I cannot admit that the state of the gentiles, as described Rom. i. would not have appeared at the time desperate, to one who had not understood the mercy which God had in reserve for them. You admit that "God gave them up to their corrupt mind." To be given up to their unbridled lusts, to be without hope, and without God in the world, would, I conceive, have appeared a desperate state to those who had a proper idea of it, and were unacquainted with what the Almighty intended doing for them in future. To such persons, probably, the state of the gentiles would appear little less desperate than that of the wicked hereafter apears to those who have not attended to the evidence of a future restoration. If anti-universalists do not think of fixing an argument upon Rom. i. may it not be because the knowledge of the mercy which God hath since extended to the gentiles makes it impossible for them to do it? The question is, had they been Jews before the coming

of Christ, with their present modes of reasoning, would they not have done it from such a view of the state of the gentiles as is there given?

I agree with you that one person or thing may be much more below the standard, or below proof, than another; but I do not think we can learn merely from the word adox how far any thing is below proof, only that it is below it: nor do I think an ancient alchymist would have applied the standard to mere dross, or have said that what had no mixture of metal in it was below proof. The bringing a thing to the test implies that, at least there is the appearance of something valuable in it; and however bad creatures are, there must be something valuable belonging to them while the divine workmanship remains.

You, Sir, seem to admit that God may give his creatures up, and yet they not be totally cast away, or placed in an irrecoverable state; upon this ground I support my argument, and, until it can be proved that he will fix them in such a state as will eternally preclude the possibility of their recovery, I think this ground will support it.
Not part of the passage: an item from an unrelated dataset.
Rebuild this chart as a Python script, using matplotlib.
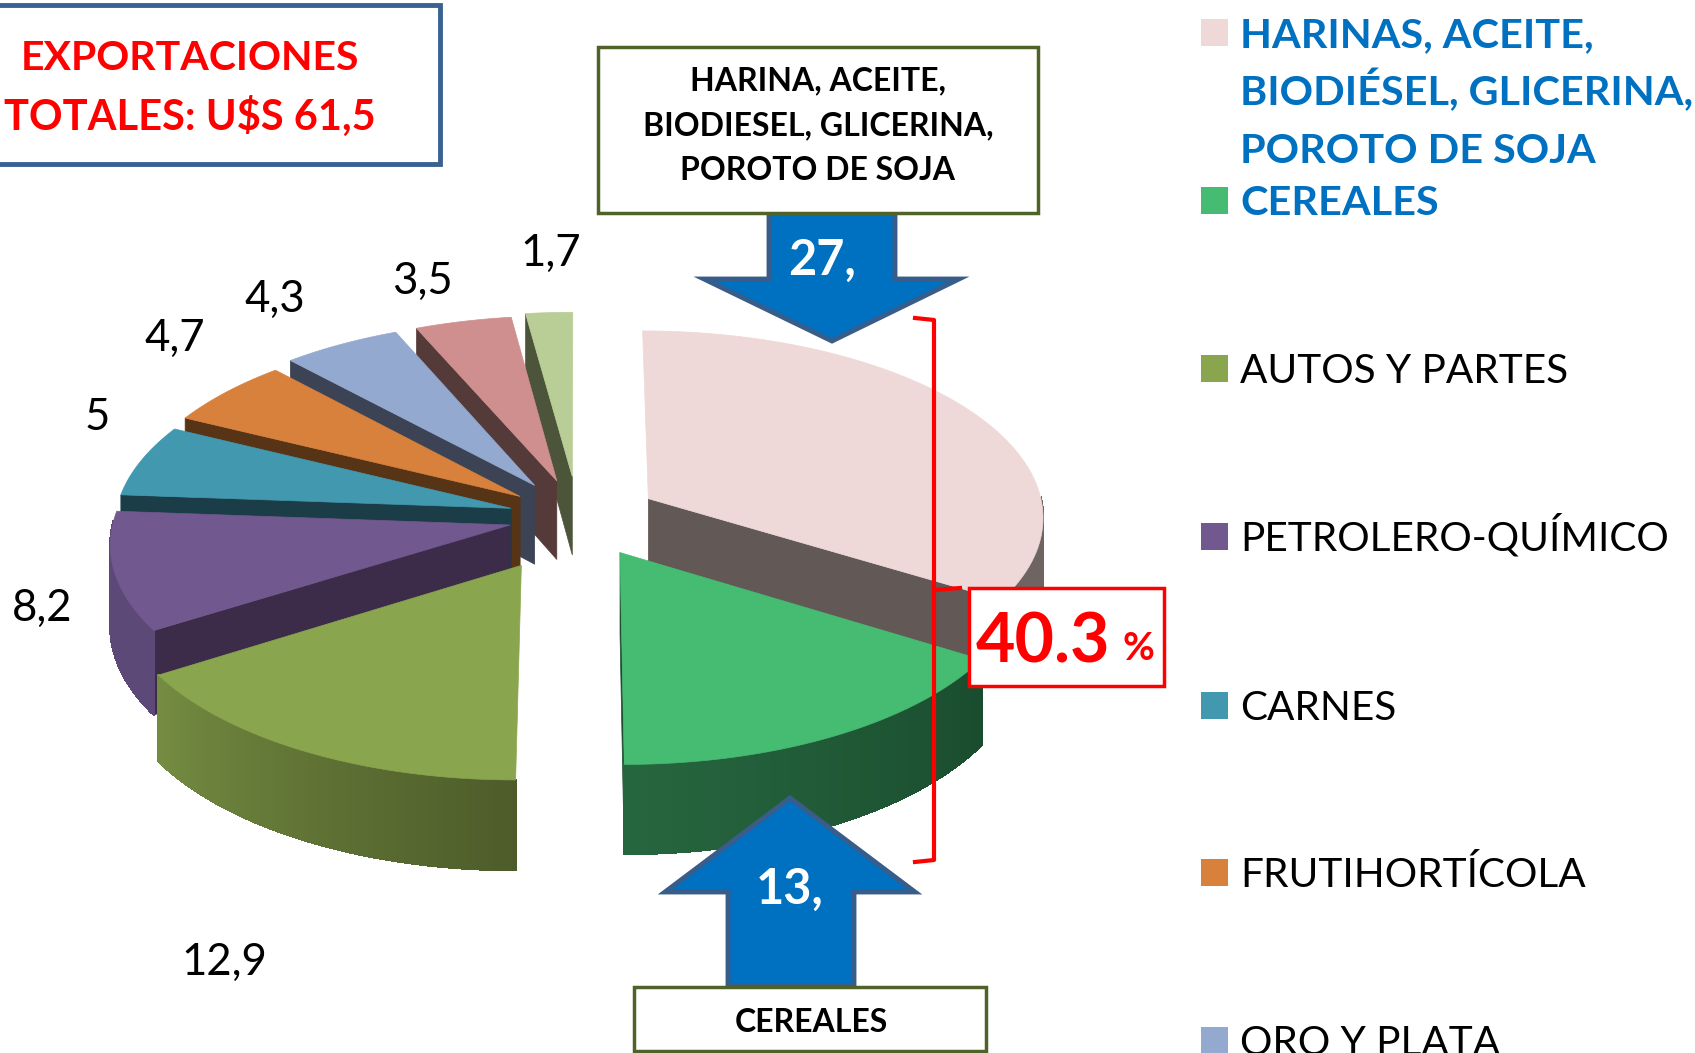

I never thought of opposing αδοκιμα το εκλεκτ©: this I presume what I have written on election and reprobation will prove; and, admitting that adox, in the passage alluded to, means no more than a state of great wickedness, yet, you have admitted that the passage mentions God's having giving them up to that state, which is something more than their being simply in that state, without their being so given up; but in framing a position for me (page 362) you take no notice of God's having given them up; that circumstance you seem carefully to avoid, though it is a material part of any argument; consequently the portion you have framed agrees neither with my argument, nor with what you had before fully admitted.

Whether or no my conclusions be formed with too much confidence, 1 leave others to determine: I wish ever to retain a sense of my liability to err, and to form conclusions with the greatest deliberation and with due respect to the superior judgment of others. I trust the certainty with. which Universalists express their doctrines ariseth from conviction, produced in their minds by substantial evidence; I do not think they can be justly charged with exceeding other denominations of serious Christians in dogmatizing. Wishing to hear from you again upon the subject,

WISBEACH,

JANUARY 27, 1800.

I remain,

Yours, &c.

R. W.

Since we inserted the remarks of Amor Veritas upon Mr. W.'s letter, we have observed that the substance of his criticisms are to be found in Dr. Hammond, on Rom i. 28. We hope our friend Amor Veritas will excuse us in having Latinised his signature, as we had a prior correspondent who had assumed the Greck. EDITOR.